▸ **EXERCISE INSTRUCTIONS**
Can you transcribe the data exactly? Leave the pictures out.

▸ **DATA SHOWN**
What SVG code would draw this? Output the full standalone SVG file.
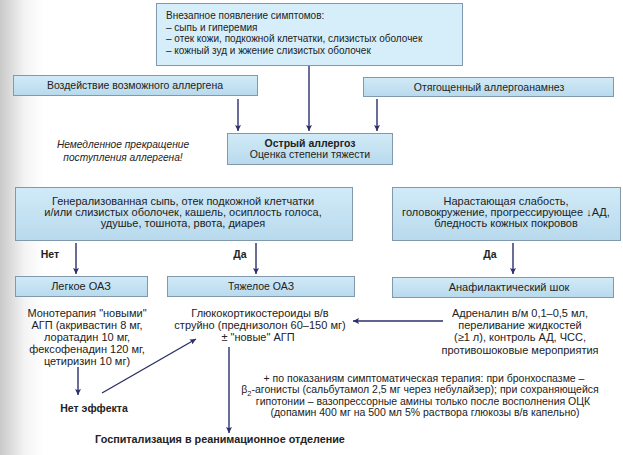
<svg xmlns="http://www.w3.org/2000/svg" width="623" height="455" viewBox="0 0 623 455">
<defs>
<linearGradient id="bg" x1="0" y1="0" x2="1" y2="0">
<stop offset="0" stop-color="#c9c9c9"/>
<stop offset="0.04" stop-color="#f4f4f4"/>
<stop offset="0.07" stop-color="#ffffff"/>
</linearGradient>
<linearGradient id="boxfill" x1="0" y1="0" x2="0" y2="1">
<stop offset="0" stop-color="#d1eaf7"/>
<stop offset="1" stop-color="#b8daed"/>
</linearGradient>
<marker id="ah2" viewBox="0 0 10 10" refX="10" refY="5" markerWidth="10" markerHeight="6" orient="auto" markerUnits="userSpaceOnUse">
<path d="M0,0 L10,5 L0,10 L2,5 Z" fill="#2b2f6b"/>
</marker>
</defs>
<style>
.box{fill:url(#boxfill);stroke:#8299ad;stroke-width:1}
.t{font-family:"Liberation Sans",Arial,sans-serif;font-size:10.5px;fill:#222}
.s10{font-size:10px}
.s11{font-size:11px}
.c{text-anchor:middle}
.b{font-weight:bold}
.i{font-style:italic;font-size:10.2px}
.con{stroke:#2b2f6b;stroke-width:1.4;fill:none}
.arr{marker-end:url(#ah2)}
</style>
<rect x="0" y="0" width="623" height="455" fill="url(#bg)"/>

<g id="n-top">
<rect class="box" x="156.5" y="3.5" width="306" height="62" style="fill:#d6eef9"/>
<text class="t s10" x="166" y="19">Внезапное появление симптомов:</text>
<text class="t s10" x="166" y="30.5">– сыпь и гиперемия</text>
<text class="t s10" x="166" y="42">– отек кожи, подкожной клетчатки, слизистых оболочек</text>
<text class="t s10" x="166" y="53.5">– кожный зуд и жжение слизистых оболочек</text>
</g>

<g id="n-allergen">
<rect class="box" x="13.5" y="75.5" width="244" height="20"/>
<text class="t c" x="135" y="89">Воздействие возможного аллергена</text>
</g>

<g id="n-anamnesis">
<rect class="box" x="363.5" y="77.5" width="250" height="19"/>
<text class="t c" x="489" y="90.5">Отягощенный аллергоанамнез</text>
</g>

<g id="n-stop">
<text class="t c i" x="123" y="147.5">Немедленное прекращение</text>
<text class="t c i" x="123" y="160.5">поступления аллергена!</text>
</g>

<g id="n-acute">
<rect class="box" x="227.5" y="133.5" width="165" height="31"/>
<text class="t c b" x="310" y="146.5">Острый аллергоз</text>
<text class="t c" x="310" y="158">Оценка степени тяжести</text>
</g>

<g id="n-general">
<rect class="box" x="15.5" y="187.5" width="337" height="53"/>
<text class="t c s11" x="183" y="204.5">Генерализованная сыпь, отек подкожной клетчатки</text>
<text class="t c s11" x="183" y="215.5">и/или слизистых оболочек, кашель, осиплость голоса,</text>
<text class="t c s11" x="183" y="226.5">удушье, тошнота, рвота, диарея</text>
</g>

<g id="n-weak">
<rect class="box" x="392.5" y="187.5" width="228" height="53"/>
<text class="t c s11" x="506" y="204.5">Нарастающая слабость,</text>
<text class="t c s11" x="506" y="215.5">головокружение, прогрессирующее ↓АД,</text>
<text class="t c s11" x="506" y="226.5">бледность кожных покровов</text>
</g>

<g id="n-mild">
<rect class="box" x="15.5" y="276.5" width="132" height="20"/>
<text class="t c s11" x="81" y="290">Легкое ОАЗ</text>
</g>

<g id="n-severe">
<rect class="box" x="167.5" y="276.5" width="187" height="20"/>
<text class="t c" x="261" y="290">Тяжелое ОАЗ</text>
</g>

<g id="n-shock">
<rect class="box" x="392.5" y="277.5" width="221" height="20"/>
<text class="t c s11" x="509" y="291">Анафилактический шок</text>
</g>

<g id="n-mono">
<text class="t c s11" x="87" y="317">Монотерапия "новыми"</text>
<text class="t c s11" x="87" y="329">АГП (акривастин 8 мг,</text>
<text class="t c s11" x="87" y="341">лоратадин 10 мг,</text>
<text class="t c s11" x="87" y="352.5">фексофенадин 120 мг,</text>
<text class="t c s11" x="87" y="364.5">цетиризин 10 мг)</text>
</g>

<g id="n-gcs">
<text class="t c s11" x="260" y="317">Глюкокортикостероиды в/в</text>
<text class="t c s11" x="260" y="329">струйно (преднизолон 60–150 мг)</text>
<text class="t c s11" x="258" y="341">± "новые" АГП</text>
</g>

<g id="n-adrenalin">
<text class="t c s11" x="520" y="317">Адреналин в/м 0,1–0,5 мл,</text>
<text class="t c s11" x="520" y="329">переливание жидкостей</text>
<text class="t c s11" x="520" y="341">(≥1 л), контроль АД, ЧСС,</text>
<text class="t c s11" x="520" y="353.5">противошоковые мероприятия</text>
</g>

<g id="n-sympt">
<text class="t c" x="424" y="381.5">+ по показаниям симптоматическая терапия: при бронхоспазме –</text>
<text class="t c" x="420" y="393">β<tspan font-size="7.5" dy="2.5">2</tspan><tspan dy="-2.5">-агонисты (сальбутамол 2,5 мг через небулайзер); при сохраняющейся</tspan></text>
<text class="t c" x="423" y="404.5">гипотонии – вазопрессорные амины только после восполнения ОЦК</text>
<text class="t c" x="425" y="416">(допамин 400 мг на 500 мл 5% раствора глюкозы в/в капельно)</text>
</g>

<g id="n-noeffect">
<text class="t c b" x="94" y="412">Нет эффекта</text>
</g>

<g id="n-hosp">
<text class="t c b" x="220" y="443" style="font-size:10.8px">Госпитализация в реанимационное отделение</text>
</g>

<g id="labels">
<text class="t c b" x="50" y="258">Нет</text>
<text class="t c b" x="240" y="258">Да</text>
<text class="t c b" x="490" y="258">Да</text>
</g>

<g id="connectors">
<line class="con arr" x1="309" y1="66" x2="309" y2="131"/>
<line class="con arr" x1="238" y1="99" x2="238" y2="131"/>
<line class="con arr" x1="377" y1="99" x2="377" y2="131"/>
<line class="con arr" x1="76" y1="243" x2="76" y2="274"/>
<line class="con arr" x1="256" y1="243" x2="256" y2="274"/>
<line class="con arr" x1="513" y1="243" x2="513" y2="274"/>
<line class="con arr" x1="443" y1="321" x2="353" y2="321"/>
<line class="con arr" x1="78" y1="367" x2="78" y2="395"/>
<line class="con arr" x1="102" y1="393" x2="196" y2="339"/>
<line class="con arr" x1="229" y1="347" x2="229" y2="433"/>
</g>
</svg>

▸ **EXERCISE ANSWER**
What SVG code would draw this? Output the full standalone SVG file.
<svg xmlns="http://www.w3.org/2000/svg" width="623" height="455" viewBox="0 0 623 455">
<defs>
<linearGradient id="bg" x1="0" y1="0" x2="1" y2="0">
<stop offset="0" stop-color="#c9c9c9"/>
<stop offset="0.04" stop-color="#f4f4f4"/>
<stop offset="0.07" stop-color="#ffffff"/>
</linearGradient>
<linearGradient id="boxfill" x1="0" y1="0" x2="0" y2="1">
<stop offset="0" stop-color="#d1eaf7"/>
<stop offset="1" stop-color="#b8daed"/>
</linearGradient>
<marker id="ah2" viewBox="0 0 10 10" refX="10" refY="5" markerWidth="10" markerHeight="6" orient="auto" markerUnits="userSpaceOnUse">
<path d="M0,0 L10,5 L0,10 L2,5 Z" fill="#2b2f6b"/>
</marker>
</defs>
<style>
.box{fill:url(#boxfill);stroke:#8299ad;stroke-width:1}
.t{font-family:"Liberation Sans",Arial,sans-serif;font-size:10.5px;fill:#222}
.s10{font-size:10px}
.s11{font-size:11px}
.c{text-anchor:middle}
.b{font-weight:bold}
.i{font-style:italic;font-size:10.2px}
.con{stroke:#2b2f6b;stroke-width:1.4;fill:none}
.arr{marker-end:url(#ah2)}
</style>
<rect x="0" y="0" width="623" height="455" fill="url(#bg)"/>

<g id="n-top">
<rect class="box" x="156.5" y="3.5" width="306" height="62" style="fill:#d6eef9"/>
<text class="t s10" x="166" y="19">Внезапное появление симптомов:</text>
<text class="t s10" x="166" y="30.5">– сыпь и гиперемия</text>
<text class="t s10" x="166" y="42">– отек кожи, подкожной клетчатки, слизистых оболочек</text>
<text class="t s10" x="166" y="53.5">– кожный зуд и жжение слизистых оболочек</text>
</g>

<g id="n-allergen">
<rect class="box" x="13.5" y="75.5" width="244" height="20"/>
<text class="t c" x="135" y="89">Воздействие возможного аллергена</text>
</g>

<g id="n-anamnesis">
<rect class="box" x="363.5" y="77.5" width="250" height="19"/>
<text class="t c" x="489" y="90.5">Отягощенный аллергоанамнез</text>
</g>

<g id="n-stop">
<text class="t c i" x="123" y="147.5">Немедленное прекращение</text>
<text class="t c i" x="123" y="160.5">поступления аллергена!</text>
</g>

<g id="n-acute">
<rect class="box" x="227.5" y="133.5" width="165" height="31"/>
<text class="t c b" x="310" y="146.5">Острый аллергоз</text>
<text class="t c" x="310" y="158">Оценка степени тяжести</text>
</g>

<g id="n-general">
<rect class="box" x="15.5" y="187.5" width="337" height="53"/>
<text class="t c s11" x="183" y="204.5">Генерализованная сыпь, отек подкожной клетчатки</text>
<text class="t c s11" x="183" y="215.5">и/или слизистых оболочек, кашель, осиплость голоса,</text>
<text class="t c s11" x="183" y="226.5">удушье, тошнота, рвота, диарея</text>
</g>

<g id="n-weak">
<rect class="box" x="392.5" y="187.5" width="228" height="53"/>
<text class="t c s11" x="506" y="204.5">Нарастающая слабость,</text>
<text class="t c s11" x="506" y="215.5">головокружение, прогрессирующее ↓АД,</text>
<text class="t c s11" x="506" y="226.5">бледность кожных покровов</text>
</g>

<g id="n-mild">
<rect class="box" x="15.5" y="276.5" width="132" height="20"/>
<text class="t c s11" x="81" y="290">Легкое ОАЗ</text>
</g>

<g id="n-severe">
<rect class="box" x="167.5" y="276.5" width="187" height="20"/>
<text class="t c" x="261" y="290">Тяжелое ОАЗ</text>
</g>

<g id="n-shock">
<rect class="box" x="392.5" y="277.5" width="221" height="20"/>
<text class="t c s11" x="509" y="291">Анафилактический шок</text>
</g>

<g id="n-mono">
<text class="t c s11" x="87" y="317">Монотерапия "новыми"</text>
<text class="t c s11" x="87" y="329">АГП (акривастин 8 мг,</text>
<text class="t c s11" x="87" y="341">лоратадин 10 мг,</text>
<text class="t c s11" x="87" y="352.5">фексофенадин 120 мг,</text>
<text class="t c s11" x="87" y="364.5">цетиризин 10 мг)</text>
</g>

<g id="n-gcs">
<text class="t c s11" x="260" y="317">Глюкокортикостероиды в/в</text>
<text class="t c s11" x="260" y="329">струйно (преднизолон 60–150 мг)</text>
<text class="t c s11" x="258" y="341">± "новые" АГП</text>
</g>

<g id="n-adrenalin">
<text class="t c s11" x="520" y="317">Адреналин в/м 0,1–0,5 мл,</text>
<text class="t c s11" x="520" y="329">переливание жидкостей</text>
<text class="t c s11" x="520" y="341">(≥1 л), контроль АД, ЧСС,</text>
<text class="t c s11" x="520" y="353.5">противошоковые мероприятия</text>
</g>

<g id="n-sympt">
<text class="t c" x="424" y="381.5">+ по показаниям симптоматическая терапия: при бронхоспазме –</text>
<text class="t c" x="420" y="393">β<tspan font-size="7.5" dy="2.5">2</tspan><tspan dy="-2.5">-агонисты (сальбутамол 2,5 мг через небулайзер); при сохраняющейся</tspan></text>
<text class="t c" x="423" y="404.5">гипотонии – вазопрессорные амины только после восполнения ОЦК</text>
<text class="t c" x="425" y="416">(допамин 400 мг на 500 мл 5% раствора глюкозы в/в капельно)</text>
</g>

<g id="n-noeffect">
<text class="t c b" x="94" y="412">Нет эффекта</text>
</g>

<g id="n-hosp">
<text class="t c b" x="220" y="443" style="font-size:10.8px">Госпитализация в реанимационное отделение</text>
</g>

<g id="labels">
<text class="t c b" x="50" y="258">Нет</text>
<text class="t c b" x="240" y="258">Да</text>
<text class="t c b" x="490" y="258">Да</text>
</g>

<g id="connectors">
<line class="con arr" x1="309" y1="66" x2="309" y2="131"/>
<line class="con arr" x1="238" y1="99" x2="238" y2="131"/>
<line class="con arr" x1="377" y1="99" x2="377" y2="131"/>
<line class="con arr" x1="76" y1="243" x2="76" y2="274"/>
<line class="con arr" x1="256" y1="243" x2="256" y2="274"/>
<line class="con arr" x1="513" y1="243" x2="513" y2="274"/>
<line class="con arr" x1="443" y1="321" x2="353" y2="321"/>
<line class="con arr" x1="78" y1="367" x2="78" y2="395"/>
<line class="con arr" x1="102" y1="393" x2="196" y2="339"/>
<line class="con arr" x1="229" y1="347" x2="229" y2="433"/>
</g>
</svg>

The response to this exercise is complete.